# blower



## ilde ilde99_c

I need this information, because I`m working in a translate today, please send me.

thanks, friends


----------



## El Hondureño

I believe it is soplador
I looked it up


----------



## lauranazario

Hola Ilde... y bienvenido(a) al foro.

Es indispensable que nos brindes contexto del aparato o trasfondo de la industria en la que encontraremos dicho "blower" ya que sólo así sabremos la equivalencia técnica indicada.

Saludos,
LN


----------



## ilde ilde99_c

lauranazario said:
			
		

> Hola Ilde... y bienvenido(a) al foro.
> 
> Es indispensable que nos brindes contexto del aparato o trasfondo de la industria en la que encontraremos dicho "blower" ya que sólo así sabremos la equivalencia técnica indicada.
> 
> Saludos,
> LN


 
perfecto, trabajo en una compañia que se dedica a diseñar camiones de vacio, desasolve, polvos, etc. 
y gracias por tu informacion


----------



## lauranazario

Del Diccionario Técnico Inglés>< Español de F. Beigbeder...

*blower* = fuelle; soplante; escape de grisú (minas); galería de ventilación

Espero que esto te ayude.

Saludos,
LN


----------



## EVAVIGIL

ilde ilde99_c said:
			
		

> I need this information, because I`m working in a translate today, please send me.
> 
> thanks, friends



I believe you are working in a translation (noun). "Translate" is the verb.  Welcome to the forum!
EVA.


----------



## orlando daniel

how do you say yes we speak spanish


----------



## Neru

EVAVIGIL said:
			
		

> I believe you are working in a translation (noun). "Translate" is the verb.  Welcome to the forum!
> EVA.


Eva is right, but you should also say 'working *on *a translation' and not *in *one.


----------



## Neru

orlando daniel said:
			
		

> how do you say yes we speak spanish


Hi Orlando: Yes, we speak Spanish = Sí, hablamos español.

You should start a new thread if you want to ask a separate question.


----------



## EVAVIGIL

Ooops!
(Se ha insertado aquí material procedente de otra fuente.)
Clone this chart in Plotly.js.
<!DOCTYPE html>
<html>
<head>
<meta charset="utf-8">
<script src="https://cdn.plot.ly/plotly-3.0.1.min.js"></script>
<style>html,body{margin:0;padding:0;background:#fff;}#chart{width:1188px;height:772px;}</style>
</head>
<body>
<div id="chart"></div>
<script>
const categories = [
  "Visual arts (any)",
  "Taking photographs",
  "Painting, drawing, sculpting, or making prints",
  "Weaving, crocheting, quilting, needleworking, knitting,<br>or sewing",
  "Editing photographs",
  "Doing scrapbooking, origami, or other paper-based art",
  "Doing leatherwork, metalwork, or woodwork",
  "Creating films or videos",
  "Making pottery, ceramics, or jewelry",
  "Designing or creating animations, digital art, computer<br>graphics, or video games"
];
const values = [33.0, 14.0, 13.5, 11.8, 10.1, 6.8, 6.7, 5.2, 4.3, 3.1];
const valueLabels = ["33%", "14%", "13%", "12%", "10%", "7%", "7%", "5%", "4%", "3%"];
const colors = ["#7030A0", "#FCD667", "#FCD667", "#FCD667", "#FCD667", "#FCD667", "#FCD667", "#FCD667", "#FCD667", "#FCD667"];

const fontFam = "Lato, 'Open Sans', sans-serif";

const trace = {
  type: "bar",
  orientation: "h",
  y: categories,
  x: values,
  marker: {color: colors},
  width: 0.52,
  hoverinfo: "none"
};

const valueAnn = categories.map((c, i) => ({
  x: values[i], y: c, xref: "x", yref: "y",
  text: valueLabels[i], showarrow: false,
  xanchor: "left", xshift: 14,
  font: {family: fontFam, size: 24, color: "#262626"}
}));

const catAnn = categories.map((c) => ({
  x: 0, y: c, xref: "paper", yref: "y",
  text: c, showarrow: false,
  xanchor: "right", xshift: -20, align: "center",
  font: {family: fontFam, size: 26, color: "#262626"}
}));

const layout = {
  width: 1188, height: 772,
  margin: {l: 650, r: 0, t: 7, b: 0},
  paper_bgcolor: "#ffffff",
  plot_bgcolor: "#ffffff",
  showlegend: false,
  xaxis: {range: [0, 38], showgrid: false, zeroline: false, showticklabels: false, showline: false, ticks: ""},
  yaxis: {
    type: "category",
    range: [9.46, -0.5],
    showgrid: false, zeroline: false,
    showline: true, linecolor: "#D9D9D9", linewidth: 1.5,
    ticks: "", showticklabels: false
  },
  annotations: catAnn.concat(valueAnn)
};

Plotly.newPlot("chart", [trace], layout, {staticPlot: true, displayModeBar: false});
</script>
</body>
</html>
You caught me there, Neru!
Thank you!


----------



## isabelre

Sáquenme de una duda, por favor...
Blower no es "cepillado"? De esos cepillados que le hacen a uno en la peluquería?

Gracias!


----------



## Fegal

To isabelre, 
brushing ... es un tipo de peinado de peluqueria, con secador de pelo y cepillo (brush)
hay otro peinado que en español se llama "soplado" que quiza se acerque en ingles al termino Blowing, por ese lado debe venir tu consulta. 
espero sirva, solo por sentido comun, no soy peluquera. 

saludos


----------



## Loitey

Al menos en terminos técnicos " Blower " es " Soplador "


----------



## RIU

Hola, 

En términos técnicos añado compresor, ventilador, fuelle, aireador... dependiendo del contexto.


----------



## Loitey

RIU said:


> Hola,
> 
> En términos técnicos añado compresor, ventilador, fuelle, aireador... dependiendo del contexto.



Si , acuerdo contigo


----------